TO BE DONE => Find the lines with "this" in them and copy them out.

(Source code of charts)
__________________________________________________

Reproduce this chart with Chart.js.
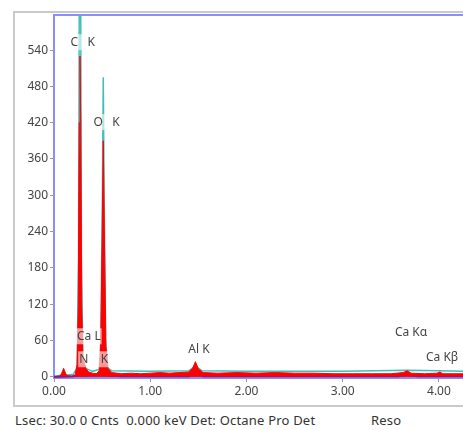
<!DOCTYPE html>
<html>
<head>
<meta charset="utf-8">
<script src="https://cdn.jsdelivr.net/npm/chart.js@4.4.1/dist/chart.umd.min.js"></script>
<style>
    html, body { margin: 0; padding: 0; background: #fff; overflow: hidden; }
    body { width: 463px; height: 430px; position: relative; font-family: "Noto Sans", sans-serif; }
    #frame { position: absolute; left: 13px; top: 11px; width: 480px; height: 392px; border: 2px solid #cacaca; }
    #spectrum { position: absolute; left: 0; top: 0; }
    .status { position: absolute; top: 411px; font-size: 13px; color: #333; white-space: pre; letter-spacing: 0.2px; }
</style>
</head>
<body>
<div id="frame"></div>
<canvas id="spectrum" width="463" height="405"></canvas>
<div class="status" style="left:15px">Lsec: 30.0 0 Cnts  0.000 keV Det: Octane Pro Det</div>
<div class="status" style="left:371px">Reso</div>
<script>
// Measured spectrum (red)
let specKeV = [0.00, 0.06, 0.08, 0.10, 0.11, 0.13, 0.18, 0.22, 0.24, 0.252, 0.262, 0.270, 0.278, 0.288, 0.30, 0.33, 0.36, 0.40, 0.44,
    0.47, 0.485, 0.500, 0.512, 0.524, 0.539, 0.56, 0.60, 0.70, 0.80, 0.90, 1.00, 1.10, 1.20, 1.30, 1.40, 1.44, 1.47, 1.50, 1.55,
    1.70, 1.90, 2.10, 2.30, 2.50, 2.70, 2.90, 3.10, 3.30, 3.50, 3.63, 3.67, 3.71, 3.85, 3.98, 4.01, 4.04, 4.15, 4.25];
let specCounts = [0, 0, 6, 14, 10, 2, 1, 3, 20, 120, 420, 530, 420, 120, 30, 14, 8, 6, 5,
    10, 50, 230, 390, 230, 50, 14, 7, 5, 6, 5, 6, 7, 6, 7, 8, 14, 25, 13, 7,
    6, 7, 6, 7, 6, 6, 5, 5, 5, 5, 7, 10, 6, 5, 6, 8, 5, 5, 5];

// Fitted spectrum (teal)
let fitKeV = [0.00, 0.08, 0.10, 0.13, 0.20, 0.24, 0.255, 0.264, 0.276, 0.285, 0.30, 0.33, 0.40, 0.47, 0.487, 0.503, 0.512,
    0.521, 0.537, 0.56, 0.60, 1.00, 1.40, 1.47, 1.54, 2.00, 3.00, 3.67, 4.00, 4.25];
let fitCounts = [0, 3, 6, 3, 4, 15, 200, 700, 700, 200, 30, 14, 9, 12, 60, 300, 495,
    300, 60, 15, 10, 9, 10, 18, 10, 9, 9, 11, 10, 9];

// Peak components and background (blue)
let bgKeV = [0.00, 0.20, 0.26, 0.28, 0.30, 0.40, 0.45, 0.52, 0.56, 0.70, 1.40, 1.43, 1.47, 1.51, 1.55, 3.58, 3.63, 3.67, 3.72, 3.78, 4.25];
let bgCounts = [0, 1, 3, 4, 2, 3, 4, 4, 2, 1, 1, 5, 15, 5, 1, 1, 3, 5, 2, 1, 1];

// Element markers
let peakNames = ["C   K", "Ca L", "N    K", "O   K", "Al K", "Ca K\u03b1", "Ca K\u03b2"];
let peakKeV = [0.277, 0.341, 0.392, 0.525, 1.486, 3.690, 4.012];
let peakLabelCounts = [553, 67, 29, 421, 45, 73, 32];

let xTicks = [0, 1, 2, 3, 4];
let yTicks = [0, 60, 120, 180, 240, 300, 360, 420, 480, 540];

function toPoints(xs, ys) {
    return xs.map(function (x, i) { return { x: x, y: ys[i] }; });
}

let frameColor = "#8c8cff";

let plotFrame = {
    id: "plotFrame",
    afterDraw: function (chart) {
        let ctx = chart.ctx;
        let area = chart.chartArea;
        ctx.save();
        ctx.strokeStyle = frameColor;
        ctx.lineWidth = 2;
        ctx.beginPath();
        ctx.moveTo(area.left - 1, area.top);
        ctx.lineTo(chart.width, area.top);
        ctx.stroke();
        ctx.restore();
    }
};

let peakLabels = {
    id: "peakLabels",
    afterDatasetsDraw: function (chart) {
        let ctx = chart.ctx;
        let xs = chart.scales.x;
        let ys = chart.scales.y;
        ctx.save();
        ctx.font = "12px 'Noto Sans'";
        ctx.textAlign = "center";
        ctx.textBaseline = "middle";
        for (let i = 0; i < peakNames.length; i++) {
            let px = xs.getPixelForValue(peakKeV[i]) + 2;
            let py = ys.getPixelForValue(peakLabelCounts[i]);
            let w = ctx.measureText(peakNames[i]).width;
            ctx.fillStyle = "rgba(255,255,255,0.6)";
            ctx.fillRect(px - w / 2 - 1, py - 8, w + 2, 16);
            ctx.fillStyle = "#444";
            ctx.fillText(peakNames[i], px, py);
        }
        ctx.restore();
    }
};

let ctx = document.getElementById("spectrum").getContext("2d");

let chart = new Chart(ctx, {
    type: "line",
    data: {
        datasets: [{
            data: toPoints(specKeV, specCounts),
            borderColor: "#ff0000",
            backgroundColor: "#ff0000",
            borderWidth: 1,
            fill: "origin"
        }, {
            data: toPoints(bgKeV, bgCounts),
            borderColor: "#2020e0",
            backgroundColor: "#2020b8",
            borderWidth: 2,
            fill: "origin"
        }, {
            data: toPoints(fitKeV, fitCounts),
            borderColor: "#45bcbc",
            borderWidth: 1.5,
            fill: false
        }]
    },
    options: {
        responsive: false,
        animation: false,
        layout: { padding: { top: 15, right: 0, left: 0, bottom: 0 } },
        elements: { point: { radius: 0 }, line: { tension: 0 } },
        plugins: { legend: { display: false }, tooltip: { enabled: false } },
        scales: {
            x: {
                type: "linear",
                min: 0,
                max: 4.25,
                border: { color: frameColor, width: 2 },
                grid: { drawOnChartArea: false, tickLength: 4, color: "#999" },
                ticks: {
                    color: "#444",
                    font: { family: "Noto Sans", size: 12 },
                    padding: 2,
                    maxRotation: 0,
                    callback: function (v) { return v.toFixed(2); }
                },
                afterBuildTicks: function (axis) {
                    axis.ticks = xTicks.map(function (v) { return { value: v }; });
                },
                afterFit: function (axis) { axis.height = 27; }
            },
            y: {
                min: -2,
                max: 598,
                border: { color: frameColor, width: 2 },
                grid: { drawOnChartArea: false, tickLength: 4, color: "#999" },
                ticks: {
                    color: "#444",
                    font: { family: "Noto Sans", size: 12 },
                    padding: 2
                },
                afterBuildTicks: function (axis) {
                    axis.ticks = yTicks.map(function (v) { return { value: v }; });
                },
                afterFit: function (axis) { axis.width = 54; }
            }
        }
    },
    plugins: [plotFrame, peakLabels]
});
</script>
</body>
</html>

__________________________________________________

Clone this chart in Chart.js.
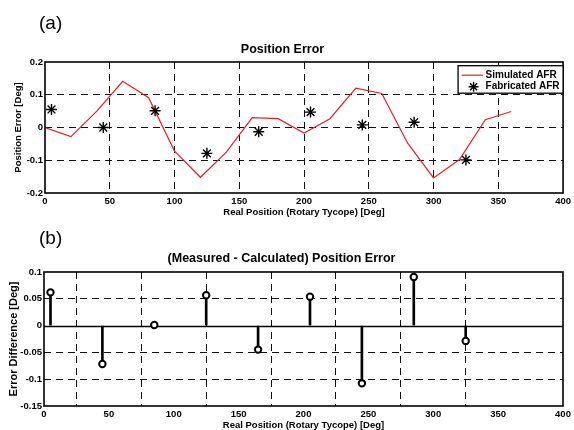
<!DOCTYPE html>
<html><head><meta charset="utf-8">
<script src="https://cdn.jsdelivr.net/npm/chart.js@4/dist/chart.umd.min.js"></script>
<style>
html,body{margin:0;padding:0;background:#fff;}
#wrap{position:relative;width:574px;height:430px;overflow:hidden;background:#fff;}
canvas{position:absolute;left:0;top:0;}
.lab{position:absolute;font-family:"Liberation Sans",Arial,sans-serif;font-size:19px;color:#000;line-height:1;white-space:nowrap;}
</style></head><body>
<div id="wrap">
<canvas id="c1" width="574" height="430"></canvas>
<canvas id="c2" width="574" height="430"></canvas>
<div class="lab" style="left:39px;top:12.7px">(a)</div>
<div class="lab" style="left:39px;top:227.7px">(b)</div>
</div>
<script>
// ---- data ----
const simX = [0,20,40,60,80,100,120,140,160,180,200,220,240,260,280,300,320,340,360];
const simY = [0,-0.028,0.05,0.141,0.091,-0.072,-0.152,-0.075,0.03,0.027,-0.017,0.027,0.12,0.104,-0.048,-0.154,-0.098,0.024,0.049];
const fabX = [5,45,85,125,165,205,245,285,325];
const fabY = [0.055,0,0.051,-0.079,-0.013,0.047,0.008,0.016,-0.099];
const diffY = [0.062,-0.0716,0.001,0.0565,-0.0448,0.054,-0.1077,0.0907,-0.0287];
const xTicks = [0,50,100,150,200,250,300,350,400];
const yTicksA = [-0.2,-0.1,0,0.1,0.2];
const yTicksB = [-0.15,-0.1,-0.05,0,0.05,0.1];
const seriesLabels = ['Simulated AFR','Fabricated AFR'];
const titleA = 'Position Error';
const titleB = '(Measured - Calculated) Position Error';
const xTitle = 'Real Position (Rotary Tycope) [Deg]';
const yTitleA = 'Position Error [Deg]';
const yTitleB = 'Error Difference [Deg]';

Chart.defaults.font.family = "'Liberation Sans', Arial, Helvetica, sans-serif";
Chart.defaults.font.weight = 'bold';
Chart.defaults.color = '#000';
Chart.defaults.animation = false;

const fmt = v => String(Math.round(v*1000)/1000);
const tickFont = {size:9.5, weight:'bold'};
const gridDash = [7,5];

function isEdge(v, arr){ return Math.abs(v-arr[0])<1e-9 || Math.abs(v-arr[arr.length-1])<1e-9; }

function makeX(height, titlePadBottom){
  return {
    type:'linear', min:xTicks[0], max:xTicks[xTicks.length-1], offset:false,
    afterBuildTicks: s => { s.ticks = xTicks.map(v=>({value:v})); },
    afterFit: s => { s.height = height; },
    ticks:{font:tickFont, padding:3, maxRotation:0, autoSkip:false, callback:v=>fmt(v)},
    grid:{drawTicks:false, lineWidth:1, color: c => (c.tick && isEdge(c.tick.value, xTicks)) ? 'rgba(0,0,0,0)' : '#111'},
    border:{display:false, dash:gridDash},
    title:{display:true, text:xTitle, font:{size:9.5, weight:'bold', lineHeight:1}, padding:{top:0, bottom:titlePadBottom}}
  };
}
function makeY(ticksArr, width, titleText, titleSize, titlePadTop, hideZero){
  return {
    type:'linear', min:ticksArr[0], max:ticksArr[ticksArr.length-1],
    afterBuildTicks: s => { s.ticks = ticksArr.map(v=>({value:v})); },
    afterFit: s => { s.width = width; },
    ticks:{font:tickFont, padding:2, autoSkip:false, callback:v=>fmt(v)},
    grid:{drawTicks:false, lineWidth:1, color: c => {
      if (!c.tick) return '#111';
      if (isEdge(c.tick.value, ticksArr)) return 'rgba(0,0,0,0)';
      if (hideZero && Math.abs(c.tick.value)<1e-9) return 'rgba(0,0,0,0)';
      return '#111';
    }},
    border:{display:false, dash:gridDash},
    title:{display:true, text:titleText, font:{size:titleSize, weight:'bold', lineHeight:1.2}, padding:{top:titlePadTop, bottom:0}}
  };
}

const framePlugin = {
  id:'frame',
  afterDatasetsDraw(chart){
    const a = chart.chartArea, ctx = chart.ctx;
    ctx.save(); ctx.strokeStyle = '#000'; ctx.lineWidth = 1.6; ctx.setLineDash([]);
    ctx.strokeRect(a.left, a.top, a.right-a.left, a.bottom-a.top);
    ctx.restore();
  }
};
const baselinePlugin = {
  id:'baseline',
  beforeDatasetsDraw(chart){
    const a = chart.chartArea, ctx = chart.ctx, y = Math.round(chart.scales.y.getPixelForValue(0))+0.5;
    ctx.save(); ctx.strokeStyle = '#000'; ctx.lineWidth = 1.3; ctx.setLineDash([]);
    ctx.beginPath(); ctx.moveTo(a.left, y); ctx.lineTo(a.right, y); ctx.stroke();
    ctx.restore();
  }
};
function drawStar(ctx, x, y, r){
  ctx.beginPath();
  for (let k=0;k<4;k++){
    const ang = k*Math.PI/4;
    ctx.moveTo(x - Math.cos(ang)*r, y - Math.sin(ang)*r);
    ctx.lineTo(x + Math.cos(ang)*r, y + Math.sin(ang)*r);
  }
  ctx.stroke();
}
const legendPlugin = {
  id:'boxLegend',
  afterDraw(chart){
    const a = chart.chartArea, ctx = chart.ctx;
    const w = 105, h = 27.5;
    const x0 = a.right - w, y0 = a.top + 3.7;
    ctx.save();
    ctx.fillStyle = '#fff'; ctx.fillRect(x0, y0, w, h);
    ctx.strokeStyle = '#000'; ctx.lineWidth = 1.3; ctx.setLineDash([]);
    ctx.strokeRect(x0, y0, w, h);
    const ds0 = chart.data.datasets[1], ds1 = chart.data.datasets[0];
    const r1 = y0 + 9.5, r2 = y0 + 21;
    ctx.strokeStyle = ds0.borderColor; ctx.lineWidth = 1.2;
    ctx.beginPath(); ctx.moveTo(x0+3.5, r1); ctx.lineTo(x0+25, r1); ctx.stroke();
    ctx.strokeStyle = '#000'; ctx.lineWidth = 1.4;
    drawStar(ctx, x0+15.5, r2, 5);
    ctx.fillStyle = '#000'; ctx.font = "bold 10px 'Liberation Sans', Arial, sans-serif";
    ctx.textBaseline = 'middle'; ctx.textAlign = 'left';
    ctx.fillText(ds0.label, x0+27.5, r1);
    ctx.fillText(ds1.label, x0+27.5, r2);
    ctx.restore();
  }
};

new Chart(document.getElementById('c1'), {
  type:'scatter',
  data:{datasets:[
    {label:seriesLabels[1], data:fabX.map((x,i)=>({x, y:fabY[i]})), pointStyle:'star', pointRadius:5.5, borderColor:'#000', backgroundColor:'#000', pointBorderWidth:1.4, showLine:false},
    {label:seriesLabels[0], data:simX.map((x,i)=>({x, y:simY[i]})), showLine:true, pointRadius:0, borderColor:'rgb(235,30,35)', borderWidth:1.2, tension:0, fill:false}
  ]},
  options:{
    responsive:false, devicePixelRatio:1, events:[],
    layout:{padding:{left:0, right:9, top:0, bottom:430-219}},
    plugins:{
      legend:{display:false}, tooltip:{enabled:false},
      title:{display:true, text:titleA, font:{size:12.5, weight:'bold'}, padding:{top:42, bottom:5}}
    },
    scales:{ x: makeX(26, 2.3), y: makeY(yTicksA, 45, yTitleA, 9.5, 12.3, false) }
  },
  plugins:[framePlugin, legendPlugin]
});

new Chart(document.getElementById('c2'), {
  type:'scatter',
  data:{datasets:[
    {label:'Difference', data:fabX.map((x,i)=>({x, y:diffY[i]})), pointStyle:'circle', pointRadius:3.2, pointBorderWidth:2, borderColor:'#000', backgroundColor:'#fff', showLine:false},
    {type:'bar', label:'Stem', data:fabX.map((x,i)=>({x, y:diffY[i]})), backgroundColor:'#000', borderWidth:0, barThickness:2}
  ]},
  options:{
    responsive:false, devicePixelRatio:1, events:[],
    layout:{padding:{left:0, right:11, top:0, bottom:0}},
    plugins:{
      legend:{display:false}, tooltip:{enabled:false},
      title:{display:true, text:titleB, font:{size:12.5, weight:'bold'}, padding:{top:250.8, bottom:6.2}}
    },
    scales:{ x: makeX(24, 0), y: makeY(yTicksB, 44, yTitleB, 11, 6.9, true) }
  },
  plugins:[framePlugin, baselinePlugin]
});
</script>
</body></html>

__________________________________________________

FULL RESPONSE =>
Reproduce this chart with Chart.js.
Clone this chart in Chart.js.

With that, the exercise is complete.